Introduction: Ensuring equivalence in high-stakes performance exams is important for patient safety and candidate fairness. We compared inter-school examiner differences within a shared OSCE and resulting impact on students' pass/fail categorisation.
Methods: The same 6 station formative OSCE ran asynchronously in 4 medical schools, with 2 parallel circuits/school. We compared examiners' judgements using Video-based Examiner Score Comparison and Adjustment (VESCA): examiners scored station-specific comparator videos in addition to 'live' student performances, enabling 1/controlled score comparisons by a/examiner-cohorts and b/schools and 2/data linkage to adjust for the influence of examiner-cohorts. We calculated score impact and change in pass/fail categorisation by school.

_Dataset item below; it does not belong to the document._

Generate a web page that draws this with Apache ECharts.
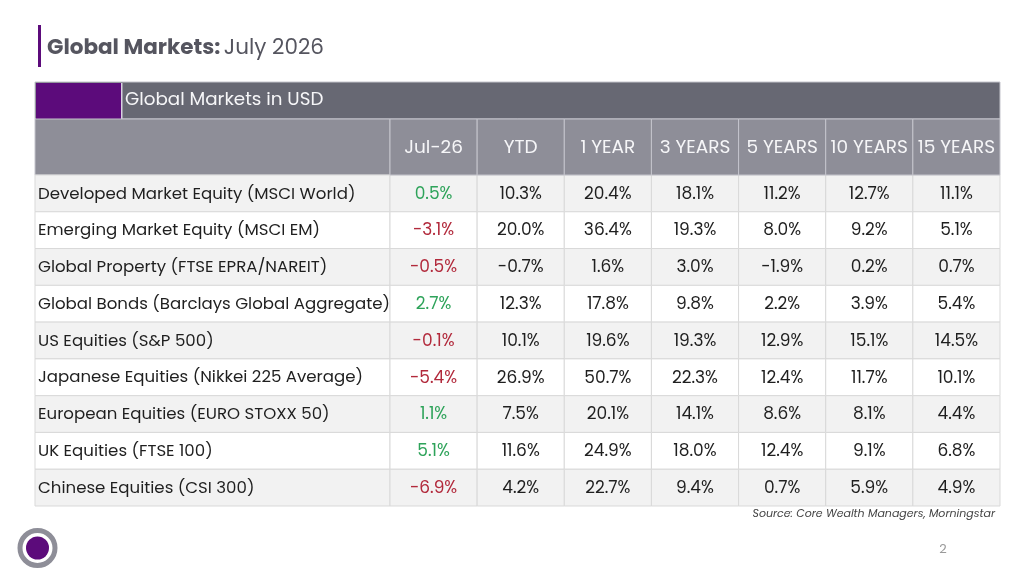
<!DOCTYPE html>
<html>
<head>
<meta charset="utf-8">
<script src="https://cdn.jsdelivr.net/npm/echarts@6/dist/echarts.min.js"></script>
<style>
html,body{margin:0;padding:0;background:#fff;}
#main{width:1024px;height:576px;}
</style>
</head>
<body>
<div id="main"></div>
<script>
const rowLabels = [
  'Developed Market Equity (MSCI World)',
  'Emerging Market Equity (MSCI EM)',
  'Global Property (FTSE EPRA/NAREIT)',
  'Global Bonds (Barclays Global Aggregate)',
  'US Equities (S&P 500)',
  'Japanese Equities (Nikkei 225 Average)',
  'European Equities (EURO STOXX 50)',
  'UK Equities (FTSE 100)',
  'Chinese Equities (CSI 300)'
];
const periods = ['Jul-26', 'YTD', '1 YEAR', '3 YEARS', '5 YEARS', '10 YEARS', '15 YEARS'];
const jul26 = [0.5, -3.1, -0.5, 2.7, -0.1, -5.4, 1.1, 5.1, -6.9];
const ytd = [10.3, 20.0, -0.7, 12.3, 10.1, 26.9, 7.5, 11.6, 4.2];
const oneYear = [20.4, 36.4, 1.6, 17.8, 19.6, 50.7, 20.1, 24.9, 22.7];
const threeYears = [18.1, 19.3, 3.0, 9.8, 19.3, 22.3, 14.1, 18.0, 9.4];
const fiveYears = [11.2, 8.0, -1.9, 2.2, 12.9, 12.4, 8.6, 12.4, 0.7];
const tenYears = [12.7, 9.2, 0.2, 3.9, 15.1, 11.7, 8.1, 9.1, 5.9];
const fifteenYears = [11.1, 5.1, 0.7, 5.4, 14.5, 10.1, 4.4, 6.8, 4.9];
const tableTitle = 'Global Markets in USD';
const sourceNote = 'Source: Core Wealth Managers, Morningstar';

const columns = [jul26, ytd, oneYear, threeYears, fiveYears, tenYears, fifteenYears];
const FONT = 'Poppins, "Open Sans", "Noto Sans", sans-serif';

const valueData = [];
columns.forEach((col, c) => col.forEach((v, r) => valueData.push([c, r, v])));
const labelData = rowLabels.map((_, r) => [0, r]);
const headerData = periods.map((_, c) => [c, 0]);

function cellRect(api, c, r) {
  const center = api.coord([c, r]);
  const size = api.size([1, 1]);
  return { center, x: center[0] - size[0] / 2, y: center[1] - size[1] / 2, w: size[0], h: size[1] };
}

function renderValue(params, api) {
  const c = api.value(0), r = api.value(1), v = api.value(2);
  const b = cellRect(api, c, r);
  let color = '#1f1f1f';
  if (c === 0) color = v >= 0 ? '#2ea35a' : '#b22a3c';
  return {
    type: 'group',
    children: [
      { type: 'rect', shape: { x: b.x, y: b.y, width: b.w, height: b.h },
        style: { fill: r % 2 === 0 ? '#f2f2f2' : '#ffffff', stroke: '#d9d9d9', lineWidth: 1 } },
      { type: 'text', x: b.center[0], y: b.center[1] + 1,
        style: { text: v.toFixed(1) + '%', fill: color, fontSize: 17, fontFamily: FONT, align: 'center', verticalAlign: 'middle' } }
    ]
  };
}

function renderLabel(params, api) {
  const c = api.value(0), r = api.value(1);
  const b = cellRect(api, c, r);
  return {
    type: 'group',
    children: [
      { type: 'rect', shape: { x: b.x, y: b.y, width: b.w, height: b.h },
        style: { fill: r % 2 === 0 ? '#f2f2f2' : '#ffffff', stroke: '#d9d9d9', lineWidth: 1 } },
      { type: 'text', x: b.x + 3, y: b.center[1] + 1,
        style: { text: rowLabels[params.dataIndex], fill: '#1f1f1f', fontSize: 16.6, fontFamily: FONT, align: 'left', verticalAlign: 'middle' } }
    ]
  };
}

function renderHeader(params, api) {
  const c = api.value(0), r = api.value(1);
  const b = cellRect(api, c, r);
  return {
    type: 'group',
    children: [
      { type: 'rect', shape: { x: b.x, y: b.y, width: b.w, height: b.h },
        style: { fill: '#8e8e98', stroke: '#c4c4cc', lineWidth: 1 } },
      { type: 'text', x: b.center[0], y: b.center[1] + 1,
        style: { text: periods[params.dataIndex], fill: '#f6f6f8', fontSize: 18.5, fontFamily: FONT, align: 'center', verticalAlign: 'middle' } }
    ]
  };
}

const hiddenAxis = { axisLine: { show: false }, axisTick: { show: false }, axisLabel: { show: false }, splitLine: { show: false } };

const chart = echarts.init(document.getElementById('main'), null, { renderer: 'canvas' });
chart.setOption({
  backgroundColor: '#ffffff',
  animation: false,
  grid: [
    { left: 35, top: 175, width: 355, height: 331 },
    { left: 390, top: 175, width: 610, height: 331 },
    { left: 390, top: 119, width: 610, height: 56 }
  ],
  xAxis: [
    Object.assign({ type: 'category', gridIndex: 0, data: ['Index'] }, hiddenAxis),
    Object.assign({ type: 'category', gridIndex: 1, data: periods }, hiddenAxis),
    Object.assign({ type: 'category', gridIndex: 2, data: periods }, hiddenAxis)
  ],
  yAxis: [
    Object.assign({ type: 'category', gridIndex: 0, data: rowLabels, inverse: true }, hiddenAxis),
    Object.assign({ type: 'category', gridIndex: 1, data: rowLabels, inverse: true }, hiddenAxis),
    Object.assign({ type: 'category', gridIndex: 2, data: ['Header'] }, hiddenAxis)
  ],
  graphic: [
    { type: 'rect', shape: { x: 38, y: 25, width: 3, height: 42 }, style: { fill: '#5c0b7b' } },
    { type: 'text', x: 47, y: 49, style: {
        text: '{b|Global Markets:} {n|July 2026}',
        verticalAlign: 'middle',
        rich: {
          b: { fontSize: 21.5, fontWeight: 'bold', fill: '#55555f', fontFamily: FONT },
          n: { fontSize: 21.5, fill: '#55555f', fontFamily: FONT }
        }
      } },
    { type: 'rect', shape: { x: 35, y: 82, width: 965, height: 37 }, style: { fill: '#676873', stroke: '#c4c4cc', lineWidth: 1 } },
    { type: 'rect', shape: { x: 36, y: 83, width: 85, height: 36 }, style: { fill: '#5c0b7b' } },
    { type: 'rect', shape: { x: 121, y: 83, width: 1.5, height: 36 }, style: { fill: '#d8d0e0' } },
    { type: 'text', x: 125, y: 100, style: { text: tableTitle, fill: '#f6f6f8', fontSize: 18.3, fontFamily: FONT, verticalAlign: 'middle' } },
    { type: 'rect', shape: { x: 35, y: 119, width: 355, height: 56 }, style: { fill: '#8e8e98', stroke: '#c4c4cc', lineWidth: 1 } },
    { type: 'text', x: 995, y: 514, style: { text: sourceNote, fill: '#444444', fontSize: 11, fontStyle: 'italic', fontFamily: FONT, align: 'right', verticalAlign: 'middle' } },
    { type: 'text', x: 943, y: 550, style: { text: '2', fill: '#9a9a9a', fontSize: 13, fontFamily: FONT, align: 'center', verticalAlign: 'middle' } },
    { type: 'circle', shape: { cx: 37.5, cy: 548, r: 17.5 }, style: { fill: '#ffffff', stroke: '#8e8e98', lineWidth: 5 } },
    { type: 'circle', shape: { cx: 37.5, cy: 548, r: 11.5 }, style: { fill: '#5c0b7b' } }
  ],
  series: [
    { type: 'custom', xAxisIndex: 0, yAxisIndex: 0, data: labelData, renderItem: renderLabel },
    { type: 'custom', xAxisIndex: 1, yAxisIndex: 1, data: valueData, renderItem: renderValue },
    { type: 'custom', xAxisIndex: 2, yAxisIndex: 2, data: headerData, renderItem: renderHeader }
  ]
});
</script>
</body>
</html>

Results: On controlled video-based comparisons, inter-school variations in examiners' scoring (16.3%) were nearly double within-school variations (8.8%). Students' scores received a median adjustment of 5.26% (IQR 2.87-7.17%). The impact of adjusting for examiner differences on students' pass/fail categorisation varied by school, with adjustment reducing failure rate from 39.13% to 8.70% (school 2) whilst increasing failure from 0.00% to 21.74% (school 4).
Discussion: Whilst the formative context may partly account for differences, these findings query whether variations may exist between medical schools in examiners' judgements. This may benefit from systematic appraisal to safeguard equivalence. VESCA provided a viable method for comparisons.
Keywords: Assessment; OSCE; equivalence; medical education.